大部長の仕事もパイプラインに入っている案件は大体予定通り進行しており、ほぼ順調と言える。だが、気持ちの上でもうひとつ晴れ々々としないのはなぜだろうかと考える。
この案件はAさんのもの、あのプロジェクトはBさんのもの、改めて考えてみれば大部長のものは一つもない。人がやっているものを小姑のように横から眺め、たまさか気がついたことをさも鬼の首でも取ったかのように言い募る。時々、担当者も大部長も気がつかず、判明したときにはどうしようもないということもある。部全体でバックアップしているので、大事に至ることはあまりないが、こんなことをやっているだけでいいのだろうかと時々思う。

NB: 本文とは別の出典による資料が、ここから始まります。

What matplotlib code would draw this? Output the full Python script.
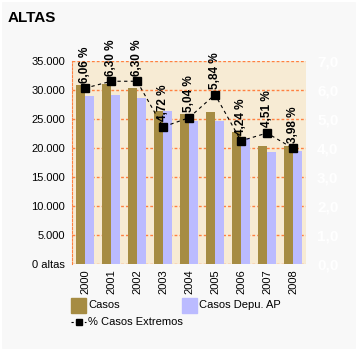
import matplotlib
matplotlib.use("Agg")
from matplotlib import pyplot as plt
import matplotlib.patches as patches
from matplotlib.lines import Line2D
import numpy as np

years = ["2000", "2001", "2002", "2003", "2004", "2005", "2006", "2007", "2008"]
casos = [30800, 31000, 30300, 26300, 25900, 26100, 22700, 20250, 20250]
casos_depu = [28900, 29100, 28550, 26400, 24600, 24600, 21700, 19200, 19400]
pct_extremos = [6.06, 6.30, 6.30, 4.72, 5.04, 5.84, 4.24, 4.51, 3.98]

left_ticks = [0, 5000, 10000, 15000, 20000, 25000, 30000, 35000]
left_labels = ["0 altas", "5.000", "10.000", "15.000", "20.000", "25.000", "30.000", "35.000"]
right_ticks = [0, 1, 2, 3, 4, 5, 6, 7]
right_labels = ["0,0", "1,0", "2,0", "3,0", "4,0", "5,0", "6,0", "7,0"]

C_CASOS = "#a68c43"
C_DEPU = "#bbbbff"
C_BG = "#f8f8f8"
C_PLOT = "#f7ebd4"
C_GRID = "#ff8040"

plt.rcParams['font.family'] = ['Liberation Sans', 'DejaVu Sans']

fig = plt.figure(figsize=(3.58, 3.51), dpi=100, facecolor=C_BG)
fig.add_artist(patches.Rectangle((0, 0), 1, 1, transform=fig.transFigure,
                                 fill=False, edgecolor="white", lw=3))

ax = fig.add_axes([72 / 358, 1 - 263.5 / 351, 234 / 358, 202.5 / 351])
ax.set_facecolor(C_PLOT)
x = np.arange(len(years))
w = 0.33
ax.bar(x - w / 2, casos, width=w, color=C_CASOS, zorder=2)
ax.bar(x + w / 2, casos_depu, width=w, color=C_DEPU, zorder=2)
ax.set_xlim(-0.5, len(years) - 0.5)
ax.set_ylim(0, 35000)
ax.set_yticks(left_ticks)
ax.set_yticklabels(left_labels, fontsize=8)
ax.set_xticks(x)
ax.set_xticklabels(years, rotation=90, fontsize=8)
ax.tick_params(length=0, pad=5)
ax.tick_params(axis="x", pad=4)
for s in ["top", "right", "bottom"]:
    ax.spines[s].set_visible(False)
ax.spines["left"].set_color(C_GRID)
ax.spines["left"].set_linestyle((0, (2, 1.5)))
for t in left_ticks:
    ax.axhline(t, color=C_GRID, lw=1, ls=(0, (2, 1.5)), zorder=1)

ax2 = ax.twinx()
ax2.set_ylim(0, 7)
ax2.set_yticks(right_ticks)
ax2.set_yticklabels(right_labels, fontsize=11, fontweight="bold", color="white")
ax2.tick_params(length=0, pad=8)
for s in ax2.spines.values():
    s.set_visible(False)
ax2.plot(x, pct_extremos, color="black", lw=0.8, ls=(0, (3, 3)),
         marker="s", markersize=5.5, zorder=3)
for xi, v in zip(x, pct_extremos):
    ax2.annotate(f"{v:.2f} %".replace(".", ","), (xi, v), xytext=(0, 4),
                 textcoords="offset points", rotation=90, ha="center",
                 va="bottom", fontsize=8.5, fontweight="bold")

fig.text(8 / 358, 1 - 18 / 351, "ALTAS", fontsize=11, fontweight="bold",
         va="center", ha="left")

# legend
fig.add_artist(patches.Rectangle((71 / 358, 1 - 313 / 351), 15 / 358, 15 / 351,
                                 transform=fig.transFigure, color=C_CASOS))
fig.text(88 / 358, 1 - 305 / 351, "Casos", fontsize=8, va="center")
fig.add_artist(patches.Rectangle((182 / 358, 1 - 313 / 351), 15 / 358, 15 / 351,
                                 transform=fig.transFigure, color=C_DEPU))
fig.text(199 / 358, 1 - 305 / 351, "Casos Depu. AP", fontsize=8, va="center")
fig.add_artist(Line2D([71 / 358, 86 / 358], [1 - 322 / 351, 1 - 322 / 351],
                      transform=fig.transFigure, color="black", lw=0.8,
                      ls=(0, (2, 2))))
fig.add_artist(Line2D([78.5 / 358], [1 - 322 / 351], transform=fig.transFigure,
                      marker="s", markersize=5, color="black"))
fig.text(88 / 358, 1 - 322 / 351, "% Casos Extremos", fontsize=8, va="center")

fig.savefig("out.png", dpi=100, facecolor=C_BG)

最愛の妻が図書館から借りてきた横山秀夫の「半落ち」を半分くらいまで読む。地方都市に住む警視や検察官や新聞記者、そして弁護士の生活まで書き込まれ、リアリティがあっていいなあ。人物像としては映画の宣伝で寺尾聡がすっかり頭に刷り込まれているので、小説を読んでも主人公の会話は寺尾聡がしゃべっている姿しか想像できない。映画のDVDもレンタルが開始されているので、そのうち借りてこようと思う。妻は最後の場面で涙を流したそうで、感動を分かち合いたいらしく、顔を見ると読んだか、読んだかと聞いてきてしつこい。早く読まないと結末を言われてしまいそうで心配だ。
| 2004年05月30日(日) |
映画「トロイ」を観る |
週末のレイトショーで映画「トロイ」を観に行った。かなり長い映画であったが、シーンは戦闘に次ぐ戦闘で、息つく暇もなくアッという間であった。コンピュータグラフィックスによって壮大なスケールの戦争スペクタクルも実写と変わらず、ギリシャ時代の戦争はこのようにして行われていたのかと目の当たりにする思いだった。
ただ、大きな悲劇であったにもかかわらず、登場人物の苦悩や心の叫びはそれほど伝わってこないのはなぜだろうか。スペクタクル映画の空から見下ろすような視点が、人間の精神の内面にまで入り込めない大雑把な作りにしてしまうのだろうか。この感じはラストサムライを観たときも同様であった。もしかしたら、こちらの感受性が既に磨耗しているだけなのかもしれないと思ったりもした。
ダーダネルス海峡を扼するトロイの地はエーゲ海から黒海にいたる海上交通の要衝のため太古からローマ時代まで9層の都市が建設され、あらゆる時代をカバーしているので、シュリーマンの発見した「トロイ遺跡」も発見された黄金の宝物は時代が古すぎて、最近の考古学では、その場所が本当にトロイであるとは断定できないということだ。